January 15, 2014
by George Lyon, Liberal Democrat MEP for Scotland
ALDE Member and Coordinator of the EP’s Agriculture and Rural Development Committee
Vice President of the EP’s Budget Committee///
For those of us who believe that Scotland and the UK are far better off as part of the EU some of the debates we see in the media on a regular basis can be frustrating.
But the hysteria we have seen in some corners of the Conservative Party is not coalition government policy. The very simple reason behind this is that Liberal Democrats in government are standing up for our place in the EU in Whitehall and across government.
As a party of government, Scottish Liberal Democrats like Danny Alexander and Alistair Carmichael are working to make the case for Scotland and the UK remaining at the heart of Europe.
We have a Liberal Democrat Deputy Prime Minister who has made clear that there is no question of a UK opt out on the European Convention on Human Rights.
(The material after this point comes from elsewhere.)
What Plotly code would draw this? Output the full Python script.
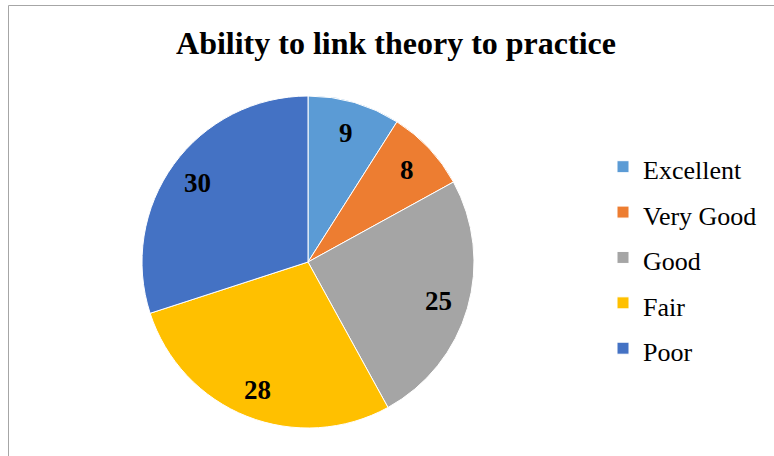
import math
import plotly.graph_objects as go

title = "Ability to link theory to practice"
labels = ["Excellent", "Very Good", "Good", "Fair", "Poor"]
values = [9, 8, 25, 28, 30]
colors = ["#5B9BD5", "#ED7D31", "#A5A5A5", "#FFC000", "#4472C4"]

W, H = 774, 456
CX, CY, R = 308, 262, 166  # pie centre / radius in pixels

legend_labels = ['<span style="font-size:26px">%s</span>' % l for l in labels]

fig = go.Figure(go.Pie(
    labels=legend_labels,
    values=values,
    sort=False,
    direction="clockwise",
    rotation=0,
    marker=dict(colors=colors, line=dict(color="white", width=1)),
    textinfo="none",
    hoverinfo="value",
    domain=dict(x=[(CX - R) / W, (CX + R) / W], y=[(H - CY - R) / H, (H - CY + R) / H]),
))

# value labels placed along each slice's bisector
total = sum(values)
annotations = []
cum = 0
for v in values:
    mid = (cum + v / 2) / total * 2 * math.pi
    cum += v
    px = CX + 0.82 * R * math.sin(mid)
    py = CY - 0.82 * R * math.cos(mid) + 1.5
    annotations.append(dict(
        x=px / W, y=1 - py / H, xref="paper", yref="paper",
        text="<b>%d</b>" % v, showarrow=False, xanchor="center", yanchor="middle",
        font=dict(family="Liberation Serif", size=27, color="black"),
    ))

fig.update_layout(
    width=W, height=H,
    margin=dict(l=0, r=0, t=0, b=0),
    paper_bgcolor="white",
    font=dict(family="Liberation Serif", color="black"),
    title=dict(text="<b>" + title + "</b>", x=396 / W, xanchor="center",
               y=(H - 43) / H, yanchor="middle", yref="container",
               font=dict(family="Liberation Serif", size=32, color="black")),
    legend=dict(x=603 / W, xanchor="left", y=(H - 139) / H, yanchor="top",
                font=dict(family="Liberation Serif", size=32.6, color="black"),
                bgcolor="rgba(0,0,0,0)"),
    annotations=annotations,
    shapes=[dict(type="rect", xref="paper", yref="paper",
                 x0=8.5 / W, x1=1.05, y0=-0.05, y1=(H - 5.5) / H,
                 line=dict(color="#A6A6A6", width=1))],
)

fig.write_html("out.html")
Liberal Democrat Home Office Ministers are making the case for the European Arrest Warrant and a Liberal Democrat Business Secretary is making the positive case for immigration within Europe.
Of course there are things about the EU that we would like to change. This is why, along with my Liberal Democrat colleagues in Brussels, I worked on the budget committee to deliver a smaller EU budget that will see increased spending in those areas that will generate jobs and growth across the continent. But with 8 out of 10 businesses reporting that leaving the EU would put jobs at risk, cutting our ties with Europe would come with a substantial price tag attached. With 3 million jobs across the UK linked to on our membership of the EU, it is easy to see why we think this should be a priority.
In a recent blog post, SNP candidate Toni Giugliano raised a number of questions about the relationship that Scotland and the UK have with the EU. I agree with him that we are far better off in Europe than out of the EU. But his argument that independence for Scotland is the only way to give people here a better deal from the EU simply does not add up.
The SNP’s record on Europe is not one they should be proud of. Scottish Ministers went to court and spent tens of thousands of pounds preventing the release of advice on independence and the EU that turned out not to exist. Their recent independence White Paper claimed that there would be a seamless transition to full membership for Scotland on the same terms we enjoy at present in the event of a vote to separate from the rest of the UK. Less than 24 hours later, the Prime Minister of Spain added his voice to the growing collection of EU Ministers who have poured cold water on the SNP’s assertions.
The President of the European Council, Herman van Rompuy is amongst those who has made clear that a state seceding from another member state would be a third party in relation to the EU and outside of the terms of the EU treaties.
I speak as someone who is unashamedly pro-European. If Scotland were to vote to split from the UK, I would fight tooth and nail to ensure that we could secure entry to the EU. But the fact is that EU membership would not be in the gift of the rest of the UK. Nor would things like the UK rebate or opt-outs on border controls and the Euro. Scotland’s European fate would rest with the 28 other member states, each of whom could veto the terms of any new membership deal.
When it comes to an independent Scotland and the EU, the picture is clear. The biggest imminent threat to our place in Europe and the benefits that we currently enjoy as part of the UK is not an EU referendum that might happen at an undetermined point in years to come. It is the referendum on Scotland’s place in the UK that will take place in September this year.
As part of a strong UK, we can work together to deliver the changes we want to see at the EU and keep the many benefits that we enjoy at present. Or we can choose to go it alone, becoming a smaller fish in a big pond and facing tough negotiations to secure even a fraction of the opt outs that we get as part of the UK.
There are many reasons why I think devolution within the UK offers Scotland the best of both worlds. The security of our EU membership and the strength that comes with being part of one of the biggest EU member states is one of them.
Despite the best efforts of the SNP to paint England as desperate to duck out of the EU, Scots should not forget that UKIP does not equal UK. Seeking to suggest otherwise might suit the SNP’s short-term goals but it is not in the long-term interests of families and businesses in Scotland.
When it comes to the EU, we should be clear that the choice facing Scotland this year is not UKIP or bust. As a party of government, the Liberal Democrats are working to make the case for a strong Scotland remaining at the heart of the UK and the EU. In Britain, in Europe and in work.